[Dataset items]

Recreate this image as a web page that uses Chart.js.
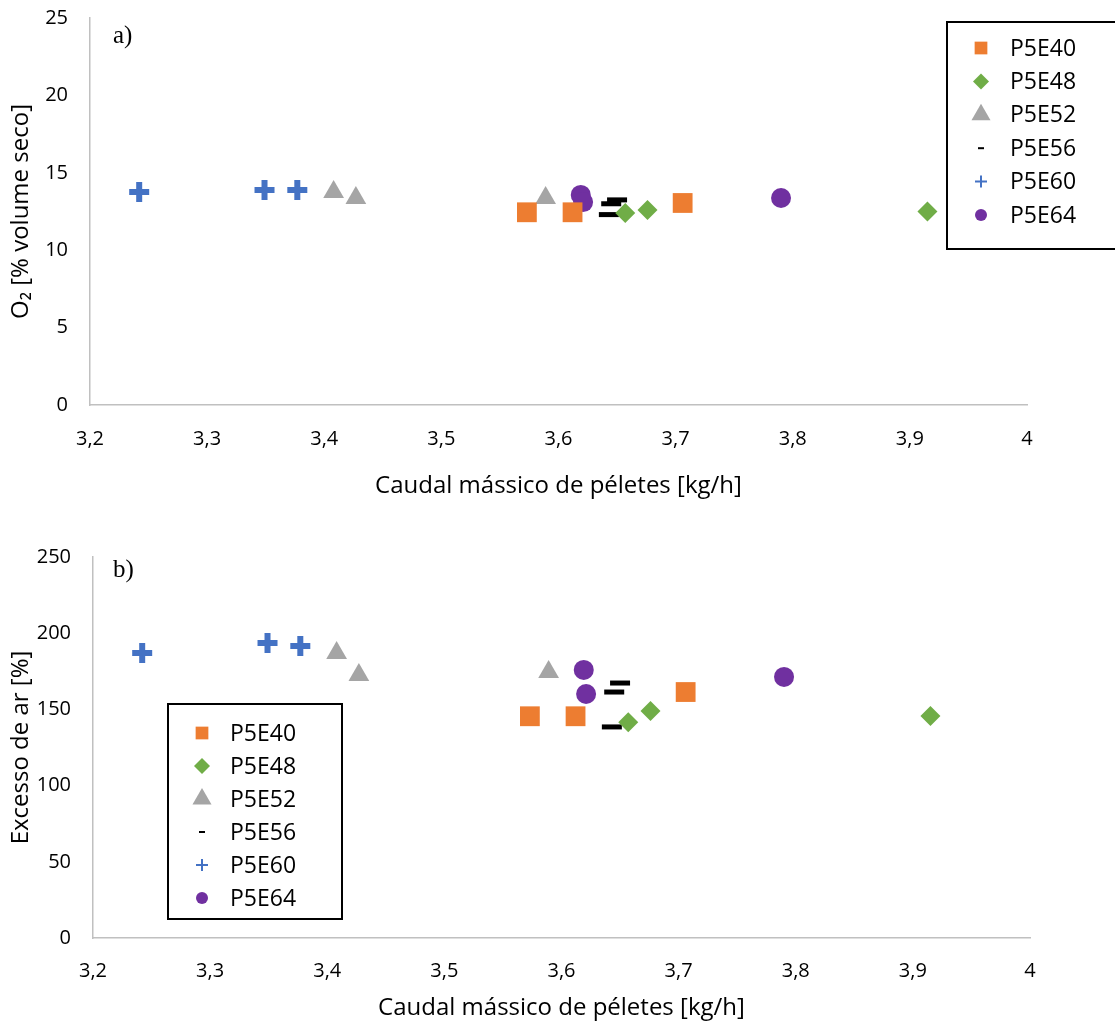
<!DOCTYPE html>
<html>
<head>
<meta charset="utf-8">
<script src="https://cdn.jsdelivr.net/npm/chart.js@4.4.1/dist/chart.umd.min.js"></script>
<style>
  body { margin: 0; background: #fff; }
  .panel { position: absolute; left: 0; width: 1115px; }
</style>
</head>
<body>
<div class="panel" style="top:0;height:510px"><canvas id="chartA" width="1115" height="510"></canvas></div>
<div class="panel" style="top:540px;height:485px"><canvas id="chartB" width="1115" height="485"></canvas></div>
<script>
// data
const seriesNames = ['P5E40', 'P5E48', 'P5E52', 'P5E56', 'P5E60', 'P5E64'];

const xP5E40 = [3.573, 3.612, 3.706];
const xP5E48 = [3.657, 3.676, 3.915];
const xP5E52 = [3.408, 3.427, 3.589];
const xP5E56 = [3.650, 3.645, 3.643];
const xP5E60 = [3.242, 3.349, 3.377];
const xP5E64 = [3.619, 3.621, 3.790];

const o2P5E40 = [12.45, 12.45, 13.05];
const o2P5E48 = [12.4, 12.6, 12.5];
const o2P5E52 = [13.76, 13.37, 13.37];
const o2P5E56 = [13.25, 13.0, 12.3];
const o2P5E60 = [13.76, 13.89, 13.89];
const o2P5E64 = [13.57, 13.11, 13.37];

const exP5E40 = [145.5, 145.5, 161.4];
const exP5E48 = [141.5, 149.0, 145.7];
const exP5E52 = [187.0, 172.6, 174.5];
const exP5E56 = [167.3, 161.4, 138.5];
const exP5E60 = [187.0, 193.6, 191.6];
const exP5E64 = [175.9, 160.1, 171.3];

const xValues = [xP5E40, xP5E48, xP5E52, xP5E56, xP5E60, xP5E64];
const o2Values = [o2P5E40, o2P5E48, o2P5E52, o2P5E56, o2P5E60, o2P5E64];
const exValues = [exP5E40, exP5E48, exP5E52, exP5E56, exP5E60, exP5E64];

const xMin = 3.2, xMax = 4, xStep = 0.1;
const o2Max = 25, o2Step = 5;
const exMax = 250, exStep = 50;

const xTitle = 'Caudal mássico de péletes [kg/h]';
const o2Title = 'O₂ [% volume seco]';
const exTitle = 'Excesso de ar [%]';

// marker look, per series
const marks = [
  { color: '#ED7D31', style: 'rect',     r: 14, bw: 0, lr: 9,  lbw: 0 },
  { color: '#70AD47', style: 'rectRot',  r: 10, bw: 0, lr: 8,  lbw: 0 },
  { color: '#A5A5A5', style: 'triangle', r: 12, bw: 0, lr: 11, lbw: 0 },
  { color: '#000000', style: 'line',     r: 10, bw: 5, lr: 3,  lbw: 2 },
  { color: '#4472C4', style: 'cross',    r: 10, bw: 6, lr: 6,  lbw: 2 },
  { color: '#7030A0', style: 'circle',   r: 10, bw: 0, lr: 6,  lbw: 0 }
];

const FONT = '"Open Sans", "Liberation Sans", sans-serif';

function makeDatasets(yValues) {
  return seriesNames.map((name, i) => ({
    label: name,
    data: xValues[i].map((x, j) => ({ x: x, y: yValues[i][j] })),
    pointStyle: marks[i].style,
    pointRadius: marks[i].r,
    pointHoverRadius: marks[i].r,
    pointBorderWidth: marks[i].bw,
    pointBackgroundColor: marks[i].color,
    pointBorderColor: marks[i].color,
    backgroundColor: marks[i].color,
    borderColor: marks[i].color,
    showLine: false
  }));
}

function fmt(v) {
  return String(Number(v.toFixed(1))).replace('.', ',');
}

// boxed legend + panel letter
const boxLegend = {
  id: 'boxLegend',
  afterDraw(chart, args, opts) {
    const ctx = chart.ctx;
    ctx.save();
    ctx.strokeStyle = '#000';
    ctx.lineWidth = 2;
    ctx.strokeRect(opts.x, opts.y, opts.w, opts.h);
    ctx.textBaseline = 'middle';
    ctx.textAlign = 'left';
    chart.data.datasets.forEach((ds, i) => {
      const cy = opts.first + i * opts.gap;
      ctx.fillStyle = marks[i].color;
      ctx.strokeStyle = marks[i].color;
      ctx.lineWidth = marks[i].lbw;
      Chart.helpers.drawPoint(ctx, {
        pointStyle: marks[i].style, radius: marks[i].lr, borderWidth: marks[i].lbw, rotation: 0
      }, opts.mx, cy);
      ctx.fillStyle = '#000';
      ctx.font = '23px ' + FONT;
      ctx.fillText(ds.label, opts.tx, cy + 1);
    });
    ctx.font = '25px "Liberation Serif", serif';
    ctx.fillText(opts.letter, opts.lx, opts.ly);
    ctx.restore();
  }
};

function makeChart(id, yValues, yMax, yStep, yTitle, geo) {
  const ctx = document.getElementById(id).getContext('2d');
  return new Chart(ctx, {
    type: 'scatter',
    data: { datasets: makeDatasets(yValues) },
    plugins: [boxLegend],
    options: {
      responsive: false,
      animation: false,
      layout: { padding: { left: 0, top: geo.top, right: geo.right, bottom: 0 } },
      plugins: {
        legend: { display: false },
        tooltip: { enabled: false },
        boxLegend: geo.legend
      },
      scales: {
        x: {
          type: 'linear',
          min: xMin, max: xMax,
          grid: { display: false, drawTicks: false },
          border: { display: true, color: '#C0C0C0', width: 1.5 },
          ticks: {
            stepSize: xStep, autoSkip: false, maxRotation: 0, padding: geo.xPad,
            color: '#000', font: { family: FONT, size: 20 },
            callback: v => fmt(v)
          },
          title: {
            display: true, text: xTitle, color: '#000',
            font: { family: FONT, size: 24 },
            padding: { top: 0, bottom: geo.xTitlePad }
          },
          afterFit: s => { s.height = geo.xHeight; s.paddingLeft = 0; s.paddingRight = 0; }
        },
        y: {
          min: 0, max: yMax,
          grid: { display: false, drawTicks: false },
          border: { display: true, color: '#C0C0C0', width: 1.5 },
          ticks: {
            stepSize: yStep, padding: 22,
            color: '#000', font: { family: FONT, size: 20 }
          },
          title: {
            display: true, text: yTitle, color: '#000',
            font: { family: FONT, size: 24 },
            padding: { top: 7, bottom: 0 }
          },
          afterFit: s => { s.width = geo.yWidth; s.paddingTop = 0; s.paddingBottom = 0; }
        }
      }
    }
  });
}

makeChart('chartA', o2Values, o2Max, o2Step, o2Title, {
  top: 18, right: 88, xHeight: 105, yWidth: 90, xPad: 22, xTitlePad: 9,
  legend: { x: 947, y: 22, w: 200, h: 227, mx: 981, tx: 1010, first: 48, gap: 33.4,
            letter: 'a)', lx: 113, ly: 36 }
});

makeChart('chartB', exValues, exMax, exStep, exTitle, {
  top: 17, right: 85, xHeight: 87, yWidth: 93, xPad: 21, xTitlePad: 2,
  legend: { x: 168, y: 164, w: 174, h: 215, mx: 202, tx: 230, first: 193, gap: 33,
            letter: 'b)', lx: 113, ly: 30 }
});
</script>
</body>
</html>
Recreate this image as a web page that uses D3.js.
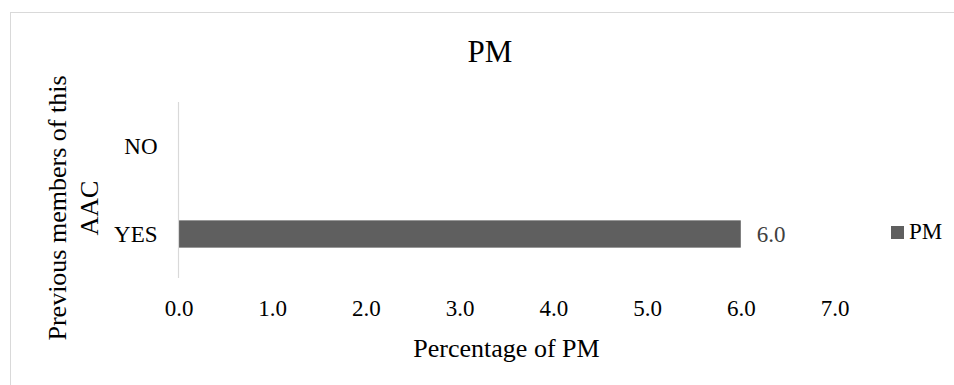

■ **EXERCISE INSTRUCTIONS**:
Your task is to reproduce the entries above word for word, from the first line through the line with "const exP5E64 = [175.9, 160.1, 171.3];", and please leave out any pictures.

■ **COMPLETE RESPONSE**:
Recreate this image as a web page that uses Chart.js.
<!DOCTYPE html>
<html>
<head>
<meta charset="utf-8">
<script src="https://cdn.jsdelivr.net/npm/chart.js@4.4.1/dist/chart.umd.min.js"></script>
<style>
  body { margin: 0; background: #fff; }
  .panel { position: absolute; left: 0; width: 1115px; }
</style>
</head>
<body>
<div class="panel" style="top:0;height:510px"><canvas id="chartA" width="1115" height="510"></canvas></div>
<div class="panel" style="top:540px;height:485px"><canvas id="chartB" width="1115" height="485"></canvas></div>
<script>
// data
const seriesNames = ['P5E40', 'P5E48', 'P5E52', 'P5E56', 'P5E60', 'P5E64'];

const xP5E40 = [3.573, 3.612, 3.706];
const xP5E48 = [3.657, 3.676, 3.915];
const xP5E52 = [3.408, 3.427, 3.589];
const xP5E56 = [3.650, 3.645, 3.643];
const xP5E60 = [3.242, 3.349, 3.377];
const xP5E64 = [3.619, 3.621, 3.790];

const o2P5E40 = [12.45, 12.45, 13.05];
const o2P5E48 = [12.4, 12.6, 12.5];
const o2P5E52 = [13.76, 13.37, 13.37];
const o2P5E56 = [13.25, 13.0, 12.3];
const o2P5E60 = [13.76, 13.89, 13.89];
const o2P5E64 = [13.57, 13.11, 13.37];

const exP5E40 = [145.5, 145.5, 161.4];
const exP5E48 = [141.5, 149.0, 145.7];
const exP5E52 = [187.0, 172.6, 174.5];
const exP5E56 = [167.3, 161.4, 138.5];
const exP5E60 = [187.0, 193.6, 191.6];
const exP5E64 = [175.9, 160.1, 171.3];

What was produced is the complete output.